### Input
====

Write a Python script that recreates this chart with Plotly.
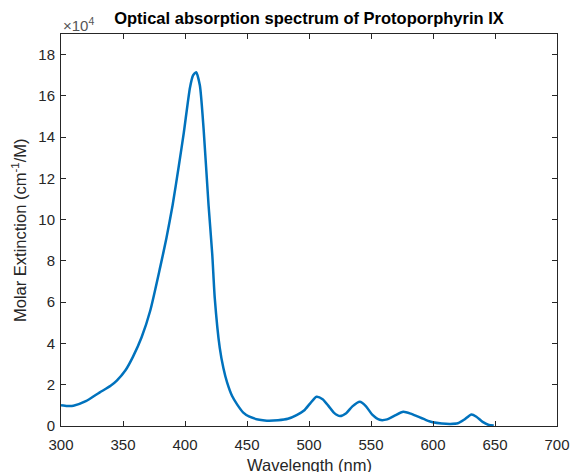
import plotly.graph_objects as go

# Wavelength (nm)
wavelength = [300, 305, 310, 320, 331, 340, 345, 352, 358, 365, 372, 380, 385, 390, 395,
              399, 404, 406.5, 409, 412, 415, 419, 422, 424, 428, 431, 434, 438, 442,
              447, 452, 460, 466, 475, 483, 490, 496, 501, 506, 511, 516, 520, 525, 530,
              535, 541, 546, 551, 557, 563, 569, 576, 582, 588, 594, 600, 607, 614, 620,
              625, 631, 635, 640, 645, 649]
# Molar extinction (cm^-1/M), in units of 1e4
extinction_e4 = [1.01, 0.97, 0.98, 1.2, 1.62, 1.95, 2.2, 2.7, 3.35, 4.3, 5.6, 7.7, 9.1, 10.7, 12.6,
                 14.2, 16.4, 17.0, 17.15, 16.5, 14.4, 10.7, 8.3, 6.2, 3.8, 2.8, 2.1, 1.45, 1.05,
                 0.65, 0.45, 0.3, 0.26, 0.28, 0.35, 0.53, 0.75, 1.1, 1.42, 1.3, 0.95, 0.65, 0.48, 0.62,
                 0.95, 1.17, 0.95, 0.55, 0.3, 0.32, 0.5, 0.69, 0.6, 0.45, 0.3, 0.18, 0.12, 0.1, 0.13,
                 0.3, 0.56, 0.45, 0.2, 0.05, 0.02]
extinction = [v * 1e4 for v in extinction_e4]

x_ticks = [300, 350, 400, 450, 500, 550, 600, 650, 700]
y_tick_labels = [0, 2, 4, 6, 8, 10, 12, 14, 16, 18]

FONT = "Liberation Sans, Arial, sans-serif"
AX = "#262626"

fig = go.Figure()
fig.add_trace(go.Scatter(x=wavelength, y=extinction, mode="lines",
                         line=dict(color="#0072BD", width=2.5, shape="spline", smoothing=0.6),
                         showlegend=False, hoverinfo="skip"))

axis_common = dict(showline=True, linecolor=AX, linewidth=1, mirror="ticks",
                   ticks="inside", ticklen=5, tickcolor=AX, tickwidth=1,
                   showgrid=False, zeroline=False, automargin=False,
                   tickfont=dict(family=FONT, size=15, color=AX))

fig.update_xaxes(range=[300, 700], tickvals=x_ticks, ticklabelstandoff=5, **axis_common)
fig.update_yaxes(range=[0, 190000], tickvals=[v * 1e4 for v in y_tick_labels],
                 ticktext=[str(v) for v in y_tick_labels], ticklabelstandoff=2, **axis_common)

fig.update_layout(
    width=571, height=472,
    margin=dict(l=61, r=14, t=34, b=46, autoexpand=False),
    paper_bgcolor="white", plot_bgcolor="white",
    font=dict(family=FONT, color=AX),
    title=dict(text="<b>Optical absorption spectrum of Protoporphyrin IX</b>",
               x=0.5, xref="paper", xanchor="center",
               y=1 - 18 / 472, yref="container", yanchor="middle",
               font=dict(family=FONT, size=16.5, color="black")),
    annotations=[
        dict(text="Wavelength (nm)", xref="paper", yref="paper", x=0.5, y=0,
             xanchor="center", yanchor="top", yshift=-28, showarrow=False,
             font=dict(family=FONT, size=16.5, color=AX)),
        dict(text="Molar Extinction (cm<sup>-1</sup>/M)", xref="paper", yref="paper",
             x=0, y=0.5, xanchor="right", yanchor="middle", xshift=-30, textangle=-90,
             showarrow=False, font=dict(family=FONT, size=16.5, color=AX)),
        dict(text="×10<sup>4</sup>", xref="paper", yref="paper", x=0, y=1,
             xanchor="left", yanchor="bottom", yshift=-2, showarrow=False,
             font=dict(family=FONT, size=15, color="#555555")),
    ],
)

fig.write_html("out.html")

====

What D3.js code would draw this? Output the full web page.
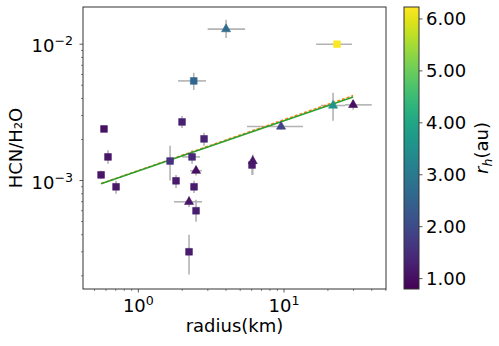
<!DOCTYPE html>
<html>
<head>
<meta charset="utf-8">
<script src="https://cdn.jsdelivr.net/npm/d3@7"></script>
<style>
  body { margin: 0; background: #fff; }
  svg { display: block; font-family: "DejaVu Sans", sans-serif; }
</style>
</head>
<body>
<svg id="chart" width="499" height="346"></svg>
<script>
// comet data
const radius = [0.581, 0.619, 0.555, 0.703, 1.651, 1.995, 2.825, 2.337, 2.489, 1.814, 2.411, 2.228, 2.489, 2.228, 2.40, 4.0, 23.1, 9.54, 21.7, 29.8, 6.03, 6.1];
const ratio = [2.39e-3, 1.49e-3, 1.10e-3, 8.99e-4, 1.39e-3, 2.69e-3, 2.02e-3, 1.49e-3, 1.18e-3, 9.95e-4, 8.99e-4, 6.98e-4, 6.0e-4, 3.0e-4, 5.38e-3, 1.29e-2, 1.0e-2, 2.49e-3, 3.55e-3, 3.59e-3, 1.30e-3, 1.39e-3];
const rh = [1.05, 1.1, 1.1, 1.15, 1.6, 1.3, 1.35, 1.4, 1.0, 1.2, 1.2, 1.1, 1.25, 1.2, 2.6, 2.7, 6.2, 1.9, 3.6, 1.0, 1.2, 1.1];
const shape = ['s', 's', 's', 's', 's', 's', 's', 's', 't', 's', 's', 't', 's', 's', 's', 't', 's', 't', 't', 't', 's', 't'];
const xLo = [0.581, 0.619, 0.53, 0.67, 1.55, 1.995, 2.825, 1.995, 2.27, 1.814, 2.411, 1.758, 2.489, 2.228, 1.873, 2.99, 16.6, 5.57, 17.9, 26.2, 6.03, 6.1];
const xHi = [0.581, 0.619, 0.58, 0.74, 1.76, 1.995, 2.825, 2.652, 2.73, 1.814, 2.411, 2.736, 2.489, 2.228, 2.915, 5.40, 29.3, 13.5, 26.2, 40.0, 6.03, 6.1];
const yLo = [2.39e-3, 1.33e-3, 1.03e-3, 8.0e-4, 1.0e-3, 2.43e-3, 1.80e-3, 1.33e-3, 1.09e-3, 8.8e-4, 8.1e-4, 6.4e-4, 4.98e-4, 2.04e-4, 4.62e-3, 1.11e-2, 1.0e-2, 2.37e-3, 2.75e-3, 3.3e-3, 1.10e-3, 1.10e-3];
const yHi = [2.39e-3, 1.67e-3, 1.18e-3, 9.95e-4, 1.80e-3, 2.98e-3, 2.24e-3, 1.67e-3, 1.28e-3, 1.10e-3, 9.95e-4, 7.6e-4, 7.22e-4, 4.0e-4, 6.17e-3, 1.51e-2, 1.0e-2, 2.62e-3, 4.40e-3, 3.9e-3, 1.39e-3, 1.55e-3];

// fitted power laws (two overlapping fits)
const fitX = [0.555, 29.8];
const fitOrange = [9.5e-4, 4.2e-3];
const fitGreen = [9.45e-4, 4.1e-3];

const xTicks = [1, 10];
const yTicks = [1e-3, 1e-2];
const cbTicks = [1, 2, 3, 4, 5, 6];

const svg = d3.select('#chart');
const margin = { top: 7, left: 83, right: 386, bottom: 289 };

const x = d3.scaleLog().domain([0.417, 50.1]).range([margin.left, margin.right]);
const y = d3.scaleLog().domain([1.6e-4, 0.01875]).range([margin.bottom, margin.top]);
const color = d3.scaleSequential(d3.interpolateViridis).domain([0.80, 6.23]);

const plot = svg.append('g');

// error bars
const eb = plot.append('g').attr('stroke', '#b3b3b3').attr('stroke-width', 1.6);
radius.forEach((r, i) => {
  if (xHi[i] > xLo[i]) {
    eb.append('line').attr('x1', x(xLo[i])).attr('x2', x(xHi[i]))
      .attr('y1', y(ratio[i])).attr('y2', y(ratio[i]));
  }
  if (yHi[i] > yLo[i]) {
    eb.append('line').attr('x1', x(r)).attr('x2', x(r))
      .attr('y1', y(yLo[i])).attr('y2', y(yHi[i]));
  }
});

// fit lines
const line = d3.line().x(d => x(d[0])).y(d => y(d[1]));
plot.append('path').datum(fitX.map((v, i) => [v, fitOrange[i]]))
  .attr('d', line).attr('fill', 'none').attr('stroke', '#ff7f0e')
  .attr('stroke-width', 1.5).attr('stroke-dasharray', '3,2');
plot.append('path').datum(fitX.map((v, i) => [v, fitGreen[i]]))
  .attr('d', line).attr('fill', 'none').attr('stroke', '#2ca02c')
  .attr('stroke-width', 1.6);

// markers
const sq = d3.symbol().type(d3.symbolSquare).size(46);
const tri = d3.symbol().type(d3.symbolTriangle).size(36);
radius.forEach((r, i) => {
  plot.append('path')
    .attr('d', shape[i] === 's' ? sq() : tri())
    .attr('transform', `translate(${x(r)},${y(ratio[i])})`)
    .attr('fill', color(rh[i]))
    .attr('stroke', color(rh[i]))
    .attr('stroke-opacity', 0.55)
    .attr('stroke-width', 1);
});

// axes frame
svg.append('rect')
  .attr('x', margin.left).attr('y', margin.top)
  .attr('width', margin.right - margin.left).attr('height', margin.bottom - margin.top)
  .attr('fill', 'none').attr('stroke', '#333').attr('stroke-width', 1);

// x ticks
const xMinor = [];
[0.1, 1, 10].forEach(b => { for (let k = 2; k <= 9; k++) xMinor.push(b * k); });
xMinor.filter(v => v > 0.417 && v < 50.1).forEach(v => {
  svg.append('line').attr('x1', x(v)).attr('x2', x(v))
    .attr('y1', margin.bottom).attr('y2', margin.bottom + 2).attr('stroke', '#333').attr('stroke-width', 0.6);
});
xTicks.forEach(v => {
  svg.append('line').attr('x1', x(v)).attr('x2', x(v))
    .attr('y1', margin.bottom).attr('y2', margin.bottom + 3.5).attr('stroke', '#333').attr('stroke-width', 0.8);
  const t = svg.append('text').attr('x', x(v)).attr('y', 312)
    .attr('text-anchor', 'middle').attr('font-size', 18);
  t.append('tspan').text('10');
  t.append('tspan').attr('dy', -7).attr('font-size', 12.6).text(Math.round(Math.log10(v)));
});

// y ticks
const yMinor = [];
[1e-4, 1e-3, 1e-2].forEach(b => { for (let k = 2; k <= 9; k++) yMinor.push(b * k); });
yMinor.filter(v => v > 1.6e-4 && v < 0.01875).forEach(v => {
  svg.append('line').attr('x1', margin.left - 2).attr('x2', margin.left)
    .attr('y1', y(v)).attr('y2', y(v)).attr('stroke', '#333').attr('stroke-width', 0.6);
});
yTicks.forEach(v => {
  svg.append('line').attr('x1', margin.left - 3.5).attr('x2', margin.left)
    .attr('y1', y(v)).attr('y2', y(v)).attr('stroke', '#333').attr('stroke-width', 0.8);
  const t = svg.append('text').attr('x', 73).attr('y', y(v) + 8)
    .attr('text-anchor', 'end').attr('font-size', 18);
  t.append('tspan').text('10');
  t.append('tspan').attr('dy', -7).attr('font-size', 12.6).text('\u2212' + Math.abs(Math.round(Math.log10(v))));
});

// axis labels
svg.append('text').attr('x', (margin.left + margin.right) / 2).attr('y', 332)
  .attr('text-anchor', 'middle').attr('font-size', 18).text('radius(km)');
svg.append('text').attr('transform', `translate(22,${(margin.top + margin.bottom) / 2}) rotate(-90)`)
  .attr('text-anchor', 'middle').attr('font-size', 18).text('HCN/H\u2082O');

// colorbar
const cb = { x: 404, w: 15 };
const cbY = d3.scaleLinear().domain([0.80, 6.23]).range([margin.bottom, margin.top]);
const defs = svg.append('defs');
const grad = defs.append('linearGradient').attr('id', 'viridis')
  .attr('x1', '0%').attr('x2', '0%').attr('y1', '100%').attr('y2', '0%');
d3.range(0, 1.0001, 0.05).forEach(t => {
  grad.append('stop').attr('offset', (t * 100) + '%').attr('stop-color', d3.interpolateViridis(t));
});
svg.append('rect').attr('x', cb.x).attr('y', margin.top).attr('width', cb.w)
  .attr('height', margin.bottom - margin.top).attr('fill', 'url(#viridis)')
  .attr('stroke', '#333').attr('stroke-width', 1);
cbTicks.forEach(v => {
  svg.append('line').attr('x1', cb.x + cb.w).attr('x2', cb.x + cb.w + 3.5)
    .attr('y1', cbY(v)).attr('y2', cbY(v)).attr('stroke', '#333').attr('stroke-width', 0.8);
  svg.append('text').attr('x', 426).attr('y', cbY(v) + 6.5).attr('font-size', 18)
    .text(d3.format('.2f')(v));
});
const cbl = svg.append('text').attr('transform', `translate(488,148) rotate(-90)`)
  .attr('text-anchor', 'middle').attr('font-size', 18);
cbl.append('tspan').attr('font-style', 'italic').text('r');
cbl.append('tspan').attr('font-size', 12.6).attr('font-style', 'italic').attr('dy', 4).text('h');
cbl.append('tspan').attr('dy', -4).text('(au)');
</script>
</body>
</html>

====

### What to do
Repeat, with no pictures, exactly the lines from the one containing "Write a Python" through the one containing "ticktext=[str(v) for v", the first and last included.

### Solution to this exercise
Write a Python script that recreates this chart with Plotly.
import plotly.graph_objects as go

# Wavelength (nm)
wavelength = [300, 305, 310, 320, 331, 340, 345, 352, 358, 365, 372, 380, 385, 390, 395,
              399, 404, 406.5, 409, 412, 415, 419, 422, 424, 428, 431, 434, 438, 442,
              447, 452, 460, 466, 475, 483, 490, 496, 501, 506, 511, 516, 520, 525, 530,
              535, 541, 546, 551, 557, 563, 569, 576, 582, 588, 594, 600, 607, 614, 620,
              625, 631, 635, 640, 645, 649]
# Molar extinction (cm^-1/M), in units of 1e4
extinction_e4 = [1.01, 0.97, 0.98, 1.2, 1.62, 1.95, 2.2, 2.7, 3.35, 4.3, 5.6, 7.7, 9.1, 10.7, 12.6,
                 14.2, 16.4, 17.0, 17.15, 16.5, 14.4, 10.7, 8.3, 6.2, 3.8, 2.8, 2.1, 1.45, 1.05,
                 0.65, 0.45, 0.3, 0.26, 0.28, 0.35, 0.53, 0.75, 1.1, 1.42, 1.3, 0.95, 0.65, 0.48, 0.62,
                 0.95, 1.17, 0.95, 0.55, 0.3, 0.32, 0.5, 0.69, 0.6, 0.45, 0.3, 0.18, 0.12, 0.1, 0.13,
                 0.3, 0.56, 0.45, 0.2, 0.05, 0.02]
extinction = [v * 1e4 for v in extinction_e4]

x_ticks = [300, 350, 400, 450, 500, 550, 600, 650, 700]
y_tick_labels = [0, 2, 4, 6, 8, 10, 12, 14, 16, 18]

FONT = "Liberation Sans, Arial, sans-serif"
AX = "#262626"

fig = go.Figure()
fig.add_trace(go.Scatter(x=wavelength, y=extinction, mode="lines",
                         line=dict(color="#0072BD", width=2.5, shape="spline", smoothing=0.6),
                         showlegend=False, hoverinfo="skip"))

axis_common = dict(showline=True, linecolor=AX, linewidth=1, mirror="ticks",
                   ticks="inside", ticklen=5, tickcolor=AX, tickwidth=1,
                   showgrid=False, zeroline=False, automargin=False,
                   tickfont=dict(family=FONT, size=15, color=AX))

fig.update_xaxes(range=[300, 700], tickvals=x_ticks, ticklabelstandoff=5, **axis_common)
fig.update_yaxes(range=[0, 190000], tickvals=[v * 1e4 for v in y_tick_labels],
                 ticktext=[str(v) for v in y_tick_labels], ticklabelstandoff=2, **axis_common)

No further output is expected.